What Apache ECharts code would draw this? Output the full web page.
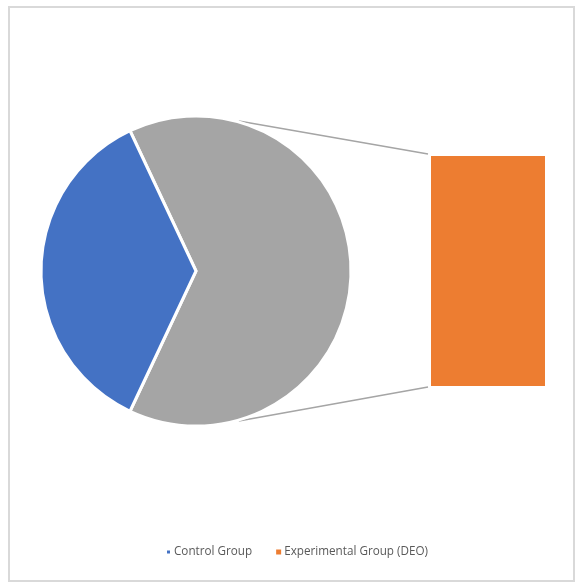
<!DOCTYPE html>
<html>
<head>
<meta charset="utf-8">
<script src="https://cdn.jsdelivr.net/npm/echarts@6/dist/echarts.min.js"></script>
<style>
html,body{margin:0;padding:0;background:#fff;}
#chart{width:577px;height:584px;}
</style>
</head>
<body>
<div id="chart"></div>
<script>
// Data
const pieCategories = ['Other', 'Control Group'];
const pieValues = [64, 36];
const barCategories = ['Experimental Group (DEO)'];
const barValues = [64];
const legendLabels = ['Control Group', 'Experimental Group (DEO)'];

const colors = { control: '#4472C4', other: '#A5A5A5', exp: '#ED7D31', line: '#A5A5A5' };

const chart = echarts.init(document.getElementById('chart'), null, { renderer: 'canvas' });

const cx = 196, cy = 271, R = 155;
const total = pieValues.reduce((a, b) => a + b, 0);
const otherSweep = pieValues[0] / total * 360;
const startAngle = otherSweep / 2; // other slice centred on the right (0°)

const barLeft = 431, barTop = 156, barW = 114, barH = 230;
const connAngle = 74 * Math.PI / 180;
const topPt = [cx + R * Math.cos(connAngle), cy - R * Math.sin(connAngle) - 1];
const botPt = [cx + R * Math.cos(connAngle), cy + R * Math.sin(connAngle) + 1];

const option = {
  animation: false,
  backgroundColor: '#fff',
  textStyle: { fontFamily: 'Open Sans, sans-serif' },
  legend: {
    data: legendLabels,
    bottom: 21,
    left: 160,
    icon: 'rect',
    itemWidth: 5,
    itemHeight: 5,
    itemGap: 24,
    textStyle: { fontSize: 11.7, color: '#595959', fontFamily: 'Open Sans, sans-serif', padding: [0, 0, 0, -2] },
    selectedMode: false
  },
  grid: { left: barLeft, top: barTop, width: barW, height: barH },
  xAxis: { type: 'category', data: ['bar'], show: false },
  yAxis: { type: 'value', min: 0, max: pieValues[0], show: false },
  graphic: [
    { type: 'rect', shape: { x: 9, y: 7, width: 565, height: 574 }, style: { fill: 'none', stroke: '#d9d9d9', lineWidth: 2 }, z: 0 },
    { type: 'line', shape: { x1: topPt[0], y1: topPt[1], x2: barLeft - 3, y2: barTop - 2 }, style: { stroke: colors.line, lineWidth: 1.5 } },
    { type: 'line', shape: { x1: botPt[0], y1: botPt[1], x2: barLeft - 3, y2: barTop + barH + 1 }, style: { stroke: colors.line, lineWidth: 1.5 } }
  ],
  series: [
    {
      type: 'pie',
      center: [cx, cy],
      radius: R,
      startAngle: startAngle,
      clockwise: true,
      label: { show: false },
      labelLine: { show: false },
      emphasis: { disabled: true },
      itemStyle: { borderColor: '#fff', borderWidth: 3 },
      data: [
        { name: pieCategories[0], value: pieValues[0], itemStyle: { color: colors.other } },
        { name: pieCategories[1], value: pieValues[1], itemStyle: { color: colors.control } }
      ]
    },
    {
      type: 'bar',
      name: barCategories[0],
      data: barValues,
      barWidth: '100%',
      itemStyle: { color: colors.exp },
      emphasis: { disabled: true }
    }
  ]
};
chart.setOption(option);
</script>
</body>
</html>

================================

▶ [What is asked] Exactly restate the lines from the beginning of the data through the line with "const legendLabels = ['Control", and no others, keeping pictures out.

▶ [Response to the task]
What Apache ECharts code would draw this? Output the full web page.
<!DOCTYPE html>
<html>
<head>
<meta charset="utf-8">
<script src="https://cdn.jsdelivr.net/npm/echarts@6/dist/echarts.min.js"></script>
<style>
html,body{margin:0;padding:0;background:#fff;}
#chart{width:577px;height:584px;}
</style>
</head>
<body>
<div id="chart"></div>
<script>
// Data
const pieCategories = ['Other', 'Control Group'];
const pieValues = [64, 36];
const barCategories = ['Experimental Group (DEO)'];
const barValues = [64];
const legendLabels = ['Control Group', 'Experimental Group (DEO)'];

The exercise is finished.